“​Mark Meadows’s Testimony in Georgia Case May Have Done Him No Favors”


At issue was whether his actions — as described in the indictment of Mr. Trump, Mr. Meadows and 17 others in Fulton County, Ga., last month — could be considered within the scope of his duties as White House chief of staff. Mr. Meadows made the case for that under questioning by his lawyer, but he hit a snag when a prosecutor asked whether he had “any role” in coordinating the bogus electors who were used in a last-ditch effort to keep Mr. Trump in power after he lost the 2020 election.

“No, I did not,” he replied.

The prosecutor then introduced into the record a December 2020 email that Mr. Meadows wrote to a Trump campaign staff member. In it, Mr. Meadows wrote, “We just need to have someone coordinating the electors for the states.”

The exchange, which prosecutors will almost certainly use against Mr. Meadows at trial, underscored the high-stakes gamble that he took by testifying. So far, the gamble has not paid off: In early September, U.S. District Judge Steve C. Jones declined to move his case to federal court.

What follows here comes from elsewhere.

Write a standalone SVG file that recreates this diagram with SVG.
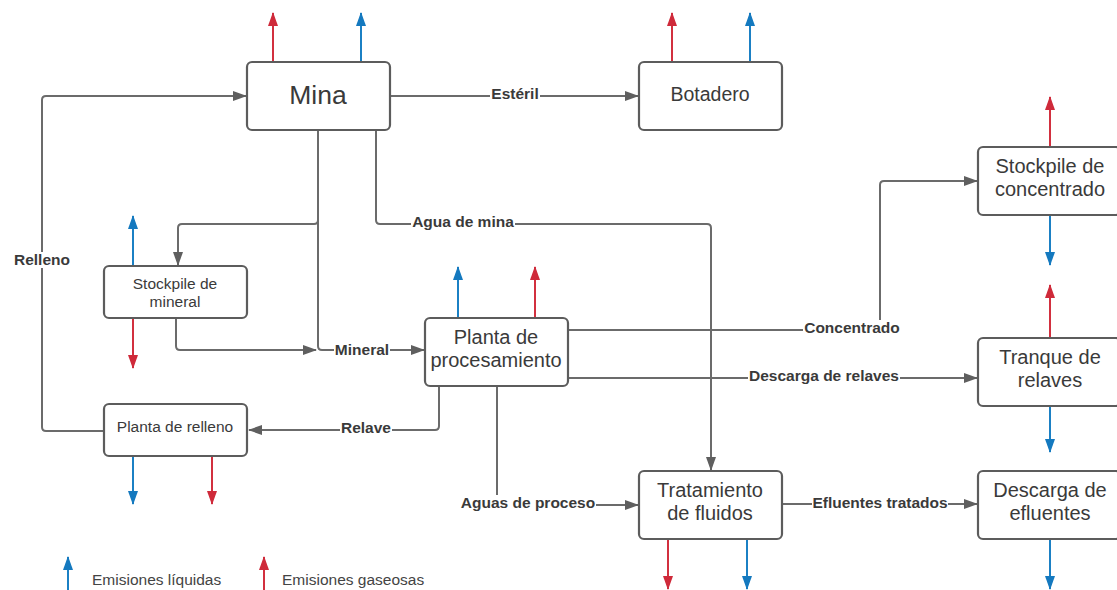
<svg xmlns="http://www.w3.org/2000/svg" width="1117" height="590" viewBox="0 0 1117 590">
  <style>
    .box { fill: #ffffff; stroke: #5c5c5c; stroke-width: 2.2; }
    .node-text { font-family: "Liberation Sans", Arial, sans-serif; fill: #3a3a3a; text-anchor: middle; }
    .conn { fill: none; stroke: #6b6b6b; stroke-width: 2; }
    .lbl { font-family: "Liberation Sans", Arial, sans-serif; font-weight: bold; font-size: 15.5px; fill: #3a3a3a; text-anchor: middle; }
    .lbl-bg { fill: #ffffff; }
    .red { fill: none; stroke: #d2303f; stroke-width: 2; }
    .blue { fill: none; stroke: #1b80c4; stroke-width: 2; }
    .legend { font-family: "Liberation Sans", Arial, sans-serif; font-size: 15.5px; fill: #444444; }
  </style>
  <defs>
    <marker id="ah-gray" markerUnits="userSpaceOnUse" markerWidth="14" markerHeight="12" refX="13" refY="6" orient="auto">
      <path d="M0,1 L14,6 L0,11 z" fill="#5f5f5f"/>
    </marker>
    <marker id="ah-red" markerUnits="userSpaceOnUse" markerWidth="14" markerHeight="12" refX="13" refY="6" orient="auto">
      <path d="M0,1 L14,6 L0,11 z" fill="#cf2a3a"/>
    </marker>
    <marker id="ah-blue" markerUnits="userSpaceOnUse" markerWidth="14" markerHeight="12" refX="13" refY="6" orient="auto">
      <path d="M0,1 L14,6 L0,11 z" fill="#1479bf"/>
    </marker>
  </defs>

  <rect width="1117" height="590" fill="#ffffff"/>

  <!-- connectors between process units -->
  <g id="connectors">
    <path class="conn" d="M104,431 H46 Q42,431 42,427 V100 Q42,96 46,96 H246" marker-end="url(#ah-gray)"/>
    <path class="conn" d="M390,96 H638" marker-end="url(#ah-gray)"/>
    <path class="conn" d="M318,130 V220 Q318,224 314,224 H182 Q178,224 178,228 V265" marker-end="url(#ah-gray)"/>
    <path class="conn" d="M318,130 V346 Q318,350 322,350 H424" marker-end="url(#ah-gray)"/>
    <path class="conn" d="M176,318 V346 Q176,350 180,350 H316" marker-end="url(#ah-gray)"/>
    <path class="conn" d="M376,130 V220 Q376,224 380,224 H707 Q711,224 711,228 V470" marker-end="url(#ah-gray)"/>
    <path class="conn" d="M568,330 H876 Q880,330 880,326 V185 Q880,181 884,181 H977" marker-end="url(#ah-gray)"/>
    <path class="conn" d="M568,378 H977" marker-end="url(#ah-gray)"/>
    <path class="conn" d="M439,386 V426 Q439,430 435,430 H249" marker-end="url(#ah-gray)"/>
    <path class="conn" d="M497,386 V501 Q497,505 501,505 H638" marker-end="url(#ah-gray)"/>
    <path class="conn" d="M782,504 H977" marker-end="url(#ah-gray)"/>

    <!-- connector labels -->
    <rect class="lbl-bg" x="490" y="86" width="50" height="16"/>
    <text class="lbl" x="515" y="99">Estéril</text>
    <rect class="lbl-bg" x="411" y="214" width="104" height="16"/>
    <text class="lbl" x="463" y="227">Agua de mina</text>
    <rect class="lbl-bg" x="13" y="252" width="58" height="16"/>
    <text class="lbl" x="42" y="265">Relleno</text>
    <rect class="lbl-bg" x="334" y="342" width="56" height="16"/>
    <text class="lbl" x="362" y="355">Mineral</text>
    <rect class="lbl-bg" x="340" y="420" width="52" height="16"/>
    <text class="lbl" x="366" y="433">Relave</text>
    <rect class="lbl-bg" x="803" y="320" width="98" height="16"/>
    <text class="lbl" x="852" y="333">Concentrado</text>
    <rect class="lbl-bg" x="748" y="368" width="152" height="16"/>
    <text class="lbl" x="824" y="381">Descarga de relaves</text>
    <rect class="lbl-bg" x="460" y="495" width="136" height="16"/>
    <text class="lbl" x="528" y="508">Aguas de proceso</text>
    <rect class="lbl-bg" x="812" y="495" width="136" height="16"/>
    <text class="lbl" x="880" y="508">Efluentes tratados</text>
  </g>

  <!-- emission arrows -->
  <g id="emissions">
    <path class="red" d="M273,62 V13" marker-end="url(#ah-red)"/>
    <path class="blue" d="M361,62 V13" marker-end="url(#ah-blue)"/>
    <path class="red" d="M672,62 V13" marker-end="url(#ah-red)"/>
    <path class="blue" d="M750,62 V13" marker-end="url(#ah-blue)"/>
    <path class="red" d="M1050,147 V97" marker-end="url(#ah-red)"/>
    <path class="blue" d="M1050,215 V265" marker-end="url(#ah-blue)"/>
    <path class="red" d="M1050,338 V285" marker-end="url(#ah-red)"/>
    <path class="blue" d="M1050,406 V452" marker-end="url(#ah-blue)"/>
    <path class="blue" d="M1050,539 V589" marker-end="url(#ah-blue)"/>
    <path class="red" d="M668,539 V589" marker-end="url(#ah-red)"/>
    <path class="blue" d="M747,539 V589" marker-end="url(#ah-blue)"/>
    <path class="blue" d="M458,318 V267" marker-end="url(#ah-blue)"/>
    <path class="red" d="M535,318 V267" marker-end="url(#ah-red)"/>
    <path class="blue" d="M133,266 V216" marker-end="url(#ah-blue)"/>
    <path class="red" d="M133,318 V368" marker-end="url(#ah-red)"/>
    <path class="blue" d="M133,456 V504" marker-end="url(#ah-blue)"/>
    <path class="red" d="M212,456 V504" marker-end="url(#ah-red)"/>
  </g>

  <!-- process units -->
  <g id="mina">
    <rect class="box" x="247" y="62" width="143" height="68" rx="5"/>
    <text class="node-text" x="318" y="104" font-size="26.5">Mina</text>
  </g>
  <g id="botadero">
    <rect class="box" x="639" y="62" width="143" height="68" rx="5"/>
    <text class="node-text" x="710" y="101" font-size="19.5">Botadero</text>
  </g>
  <g id="stockpile-concentrado">
    <rect class="box" x="978" y="147" width="143" height="68" rx="5"/>
    <text class="node-text" x="1050" y="173" font-size="20">Stockpile de</text>
    <text class="node-text" x="1050" y="196" font-size="20">concentrado</text>
  </g>
  <g id="tranque-relaves">
    <rect class="box" x="978" y="338" width="143" height="68" rx="5"/>
    <text class="node-text" x="1050" y="364" font-size="20">Tranque de</text>
    <text class="node-text" x="1050" y="387" font-size="20">relaves</text>
  </g>
  <g id="descarga-efluentes">
    <rect class="box" x="978" y="471" width="143" height="68" rx="5"/>
    <text class="node-text" x="1050" y="497" font-size="20">Descarga de</text>
    <text class="node-text" x="1050" y="520" font-size="20">efluentes</text>
  </g>
  <g id="tratamiento-fluidos">
    <rect class="box" x="639" y="471" width="143" height="68" rx="5"/>
    <text class="node-text" x="710" y="497" font-size="20">Tratamiento</text>
    <text class="node-text" x="710" y="520" font-size="20">de fluidos</text>
  </g>
  <g id="planta-procesamiento">
    <rect class="box" x="425" y="318" width="143" height="68" rx="5"/>
    <text class="node-text" x="496" y="344" font-size="20">Planta de</text>
    <text class="node-text" x="496" y="367" font-size="20">procesamiento</text>
  </g>
  <g id="stockpile-mineral">
    <rect class="box" x="104" y="266" width="143" height="52" rx="5"/>
    <text class="node-text" x="175" y="289" font-size="15.5">Stockpile de</text>
    <text class="node-text" x="175" y="307" font-size="15.5">mineral</text>
  </g>
  <g id="planta-relleno">
    <rect class="box" x="104" y="404" width="143" height="52" rx="5"/>
    <text class="node-text" x="175" y="432" font-size="15.5">Planta de relleno</text>
  </g>

  <!-- legend -->
  <g id="legend">
    <path class="blue" d="M68,590 V557" marker-end="url(#ah-blue)"/>
    <text class="legend" x="92" y="585">Emisiones líquidas</text>
    <path class="red" d="M264,590 V557" marker-end="url(#ah-red)"/>
    <text class="legend" x="282" y="585">Emisiones gaseosas</text>
  </g>
</svg>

Mr. Meadows has appealed. But his testimony may have given ammunition to Georgia prosecutors as they prepare to try him, Mr. Trump and the 17 other defendants. Legal experts say that Mr. Meadows may have damaged his credibility while weakening his claim to immunity from state prosecution as a federal official, given his struggles to articulate how the actions ascribed to him in the indictment were part of his official duties rather than in service of the Trump campaign.